AUSTIN (KXAN) — Project Connect leaders will weigh out possible program scope and sequencing changes in the coming months amid rising inflation levels and construction costs.

In April, Project Connect officials said the light rail program’s cost were projected to nearly double the under 15% design estimates. The light rail components, initially budgeted at $5.8 billion, had increased to a projected $10.3 billion under those 15% figures.

As project development continues, officials said Wednesday the Austin Transit Partnership board will “need to align program scope and sequencing to available funding,” per meeting documents.

“ATP anticipates that costs will continue on an upward trajectory above the projections laid out in April, but ATP is working on re-envisioning the project scope/sequencing to counteract those increases,” officials said in a statement to KXAN.

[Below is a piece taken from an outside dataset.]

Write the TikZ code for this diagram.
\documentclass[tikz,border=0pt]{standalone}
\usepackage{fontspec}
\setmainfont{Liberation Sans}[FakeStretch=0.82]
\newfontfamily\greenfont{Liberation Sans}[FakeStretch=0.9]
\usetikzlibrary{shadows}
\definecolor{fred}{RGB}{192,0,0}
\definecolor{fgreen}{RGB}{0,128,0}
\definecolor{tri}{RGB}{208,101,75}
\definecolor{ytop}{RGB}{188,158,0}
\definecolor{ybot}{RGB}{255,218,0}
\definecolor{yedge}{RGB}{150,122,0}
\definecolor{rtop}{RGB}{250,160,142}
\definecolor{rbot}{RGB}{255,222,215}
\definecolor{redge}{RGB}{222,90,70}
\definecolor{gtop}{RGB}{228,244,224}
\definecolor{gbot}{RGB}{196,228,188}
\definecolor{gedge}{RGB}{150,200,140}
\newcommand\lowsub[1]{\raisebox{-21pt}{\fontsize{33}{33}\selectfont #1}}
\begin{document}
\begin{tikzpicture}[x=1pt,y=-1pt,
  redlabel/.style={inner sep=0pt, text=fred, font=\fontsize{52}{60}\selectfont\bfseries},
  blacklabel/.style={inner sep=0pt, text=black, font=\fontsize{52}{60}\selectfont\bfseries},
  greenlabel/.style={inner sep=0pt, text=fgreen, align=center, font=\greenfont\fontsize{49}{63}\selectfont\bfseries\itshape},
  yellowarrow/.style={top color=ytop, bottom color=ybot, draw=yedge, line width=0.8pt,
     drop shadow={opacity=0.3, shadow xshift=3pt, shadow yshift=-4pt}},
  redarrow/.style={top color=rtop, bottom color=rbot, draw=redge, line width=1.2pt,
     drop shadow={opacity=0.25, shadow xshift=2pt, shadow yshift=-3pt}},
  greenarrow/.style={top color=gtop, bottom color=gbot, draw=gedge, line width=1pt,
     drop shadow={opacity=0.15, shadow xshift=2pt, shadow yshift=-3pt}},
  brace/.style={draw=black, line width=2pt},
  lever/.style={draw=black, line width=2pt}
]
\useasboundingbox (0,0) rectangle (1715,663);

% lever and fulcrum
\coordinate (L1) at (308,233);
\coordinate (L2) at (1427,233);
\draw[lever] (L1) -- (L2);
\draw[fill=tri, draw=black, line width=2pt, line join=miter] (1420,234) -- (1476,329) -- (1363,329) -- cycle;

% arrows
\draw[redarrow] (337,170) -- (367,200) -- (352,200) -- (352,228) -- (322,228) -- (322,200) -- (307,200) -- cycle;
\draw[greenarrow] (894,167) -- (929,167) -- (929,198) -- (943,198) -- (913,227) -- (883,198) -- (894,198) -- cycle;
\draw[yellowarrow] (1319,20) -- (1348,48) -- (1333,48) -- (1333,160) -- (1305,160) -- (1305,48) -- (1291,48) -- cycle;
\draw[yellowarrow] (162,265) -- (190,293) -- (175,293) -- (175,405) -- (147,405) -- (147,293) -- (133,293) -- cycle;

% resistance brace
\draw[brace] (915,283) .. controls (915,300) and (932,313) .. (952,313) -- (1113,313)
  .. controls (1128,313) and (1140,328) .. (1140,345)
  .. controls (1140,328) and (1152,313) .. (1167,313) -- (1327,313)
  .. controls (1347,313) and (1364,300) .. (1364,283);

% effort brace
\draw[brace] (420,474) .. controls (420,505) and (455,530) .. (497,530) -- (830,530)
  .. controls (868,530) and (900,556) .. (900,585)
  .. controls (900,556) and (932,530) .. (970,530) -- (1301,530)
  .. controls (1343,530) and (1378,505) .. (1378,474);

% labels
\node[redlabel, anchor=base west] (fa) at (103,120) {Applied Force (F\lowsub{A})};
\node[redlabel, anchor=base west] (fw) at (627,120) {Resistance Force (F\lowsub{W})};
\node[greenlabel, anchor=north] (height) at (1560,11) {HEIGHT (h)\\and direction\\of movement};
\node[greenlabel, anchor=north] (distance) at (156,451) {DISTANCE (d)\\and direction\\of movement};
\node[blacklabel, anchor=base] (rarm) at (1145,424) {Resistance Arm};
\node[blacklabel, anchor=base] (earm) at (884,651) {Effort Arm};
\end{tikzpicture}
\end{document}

In an interview with KXAN Wednesday, ATP Executive Director Greg Canally attributed projected cost upticks to increased inflation rates that have inhibited construction costs nationally.

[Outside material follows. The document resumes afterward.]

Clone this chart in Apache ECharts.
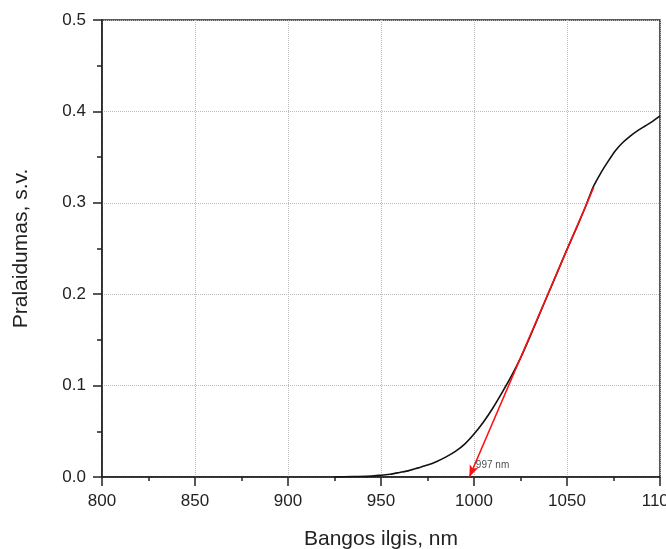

“Because of the costs, we have to kind of change some of our priorities and the timing of everything,” he said, adding: “It’s very technically driven, financially driven, but most importantly, it has to be community driven.”

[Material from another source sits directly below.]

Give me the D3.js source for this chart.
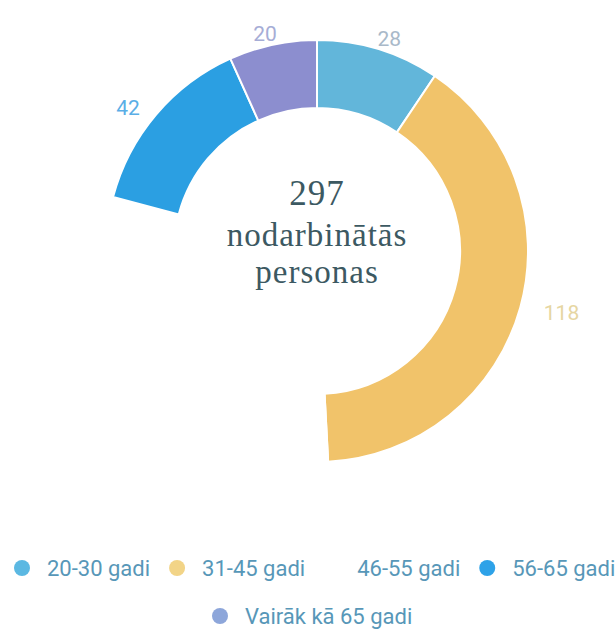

Canally said next spring, project leaders will present updated information on the light rail system’s sequencing and scope elements, following public feedback and revisited costs. In the meantime, he said the program will continue pushing its bus projects and anti-displacement funding initiatives forward.

When it comes to revisiting the light rail program, identifying possible scope changes will boil down to the following steps:

  • Collecting data on: demographic and socioeconomic information; possible displacement impacts; current and projected ridership; and environmental impacts
  • Focus on key light rail scope areas like: lake crossing(s); tunnel lengths; stations and station-area locations; corridor mobility improvements
  • Working with the Federal Transit Administration on the federal grant process; identify possible private and nonprofit program partners
  • Finalize a Plan of Finance that help elevate loan and grant opportunities
  • Work with community members on: possible program tradeoffs and priorities; engage advisory and mobility committees along with other community groups

Typically, similar light rail programs take between 10 to 12 years to execute. With possible sequencing changes on the table, Canally said conversations between community members and officials in the coming months will help identify which elements of the light rail program most optimize its success.

Looking at costs, Canally said the goals will be to facilitate community feedback, leverage as many federal dollars as possible and prioritize engineering elements to continue living within the current $10 billion window estimated in April.

“I think it means that we have to look at some design elements and also scope,” he said. “Now is our moment to help right size [scope desires] and make sure that our project fits our budget because again, we’re not changing our budget. There’ll be no new taxes associated with this. It is about fitting the scope and the sequencing of our light rail projects into the resources that we have.”